Restate the data exactly as given and keep the pictures out.

═════ Available data

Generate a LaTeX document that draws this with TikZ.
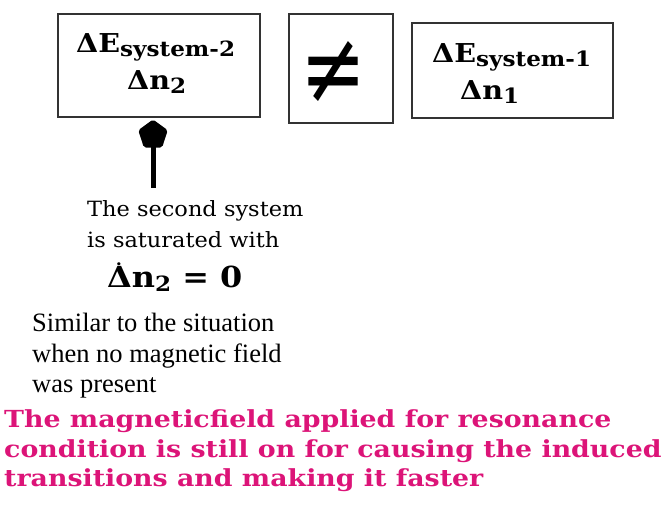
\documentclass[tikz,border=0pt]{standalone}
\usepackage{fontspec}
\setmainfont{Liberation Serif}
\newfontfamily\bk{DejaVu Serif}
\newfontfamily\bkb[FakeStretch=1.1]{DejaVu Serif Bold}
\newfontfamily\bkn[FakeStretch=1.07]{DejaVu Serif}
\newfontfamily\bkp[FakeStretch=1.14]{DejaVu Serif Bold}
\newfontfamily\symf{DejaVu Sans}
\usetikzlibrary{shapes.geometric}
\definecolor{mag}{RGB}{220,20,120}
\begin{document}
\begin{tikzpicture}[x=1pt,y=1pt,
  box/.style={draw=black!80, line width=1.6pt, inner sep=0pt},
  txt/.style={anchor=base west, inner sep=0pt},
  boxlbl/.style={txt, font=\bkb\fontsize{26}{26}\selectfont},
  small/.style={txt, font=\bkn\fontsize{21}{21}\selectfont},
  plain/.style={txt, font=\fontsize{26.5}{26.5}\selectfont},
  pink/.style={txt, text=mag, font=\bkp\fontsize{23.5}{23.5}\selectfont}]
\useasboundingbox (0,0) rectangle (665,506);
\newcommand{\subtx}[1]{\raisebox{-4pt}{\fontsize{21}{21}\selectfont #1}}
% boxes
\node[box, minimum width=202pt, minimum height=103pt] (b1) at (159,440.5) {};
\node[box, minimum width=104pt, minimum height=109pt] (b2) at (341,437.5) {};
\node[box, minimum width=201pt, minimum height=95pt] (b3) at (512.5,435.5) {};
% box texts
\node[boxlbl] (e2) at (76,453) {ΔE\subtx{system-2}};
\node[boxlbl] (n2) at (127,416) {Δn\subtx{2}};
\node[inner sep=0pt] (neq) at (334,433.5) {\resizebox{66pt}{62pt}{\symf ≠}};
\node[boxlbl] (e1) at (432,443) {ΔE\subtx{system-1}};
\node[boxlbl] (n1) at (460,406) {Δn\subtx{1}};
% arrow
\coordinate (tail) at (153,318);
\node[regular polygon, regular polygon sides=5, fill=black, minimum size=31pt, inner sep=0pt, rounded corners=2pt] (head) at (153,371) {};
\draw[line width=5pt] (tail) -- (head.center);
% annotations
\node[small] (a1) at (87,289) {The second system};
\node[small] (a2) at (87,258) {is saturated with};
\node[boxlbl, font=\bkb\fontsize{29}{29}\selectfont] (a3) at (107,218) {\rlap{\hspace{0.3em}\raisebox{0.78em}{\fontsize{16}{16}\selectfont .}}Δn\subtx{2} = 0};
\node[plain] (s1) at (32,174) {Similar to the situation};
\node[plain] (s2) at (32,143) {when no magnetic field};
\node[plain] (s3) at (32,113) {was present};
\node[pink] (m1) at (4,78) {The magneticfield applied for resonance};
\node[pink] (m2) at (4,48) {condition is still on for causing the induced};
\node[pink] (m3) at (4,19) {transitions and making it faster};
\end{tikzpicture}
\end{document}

══════════

Task output –
Generate a LaTeX document that draws this with TikZ.
\documentclass[tikz,border=0pt]{standalone}
\usepackage{fontspec}
\setmainfont{Liberation Serif}
\newfontfamily\bk{DejaVu Serif}
\newfontfamily\bkb[FakeStretch=1.1]{DejaVu Serif Bold}
\newfontfamily\bkn[FakeStretch=1.07]{DejaVu Serif}
\newfontfamily\bkp[FakeStretch=1.14]{DejaVu Serif Bold}
\newfontfamily\symf{DejaVu Sans}
\usetikzlibrary{shapes.geometric}
\definecolor{mag}{RGB}{220,20,120}
\begin{document}
\begin{tikzpicture}[x=1pt,y=1pt,
  box/.style={draw=black!80, line width=1.6pt, inner sep=0pt},
  txt/.style={anchor=base west, inner sep=0pt},
  boxlbl/.style={txt, font=\bkb\fontsize{26}{26}\selectfont},
  small/.style={txt, font=\bkn\fontsize{21}{21}\selectfont},
  plain/.style={txt, font=\fontsize{26.5}{26.5}\selectfont},
  pink/.style={txt, text=mag, font=\bkp\fontsize{23.5}{23.5}\selectfont}]
\useasboundingbox (0,0) rectangle (665,506);
\newcommand{\subtx}[1]{\raisebox{-4pt}{\fontsize{21}{21}\selectfont #1}}
% boxes
\node[box, minimum width=202pt, minimum height=103pt] (b1) at (159,440.5) {};
\node[box, minimum width=104pt, minimum height=109pt] (b2) at (341,437.5) {};
\node[box, minimum width=201pt, minimum height=95pt] (b3) at (512.5,435.5) {};
% box texts
\node[boxlbl] (e2) at (76,453) {ΔE\subtx{system-2}};
\node[boxlbl] (n2) at (127,416) {Δn\subtx{2}};
\node[inner sep=0pt] (neq) at (334,433.5) {\resizebox{66pt}{62pt}{\symf ≠}};
\node[boxlbl] (e1) at (432,443) {ΔE\subtx{system-1}};
\node[boxlbl] (n1) at (460,406) {Δn\subtx{1}};
% arrow
\coordinate (tail) at (153,318);
\node[regular polygon, regular polygon sides=5, fill=black, minimum size=31pt, inner sep=0pt, rounded corners=2pt] (head) at (153,371) {};
\draw[line width=5pt] (tail) -- (head.center);
% annotations
\node[small] (a1) at (87,289) {The second system};
\node[small] (a2) at (87,258) {is saturated with};
\node[boxlbl, font=\bkb\fontsize{29}{29}\selectfont] (a3) at (107,218) {\rlap{\hspace{0.3em}\raisebox{0.78em}{\fontsize{16}{16}\selectfont .}}Δn\subtx{2} = 0};
\node[plain] (s1) at (32,174) {Similar to the situation};
\node[plain] (s2) at (32,143) {when no magnetic field};
\node[plain] (s3) at (32,113) {was present};
\node[pink] (m1) at (4,78) {The magneticfield applied for resonance};
\node[pink] (m2) at (4,48) {condition is still on for causing the induced};
\node[pink] (m3) at (4,19) {transitions and making it faster};
\end{tikzpicture}
\end{document}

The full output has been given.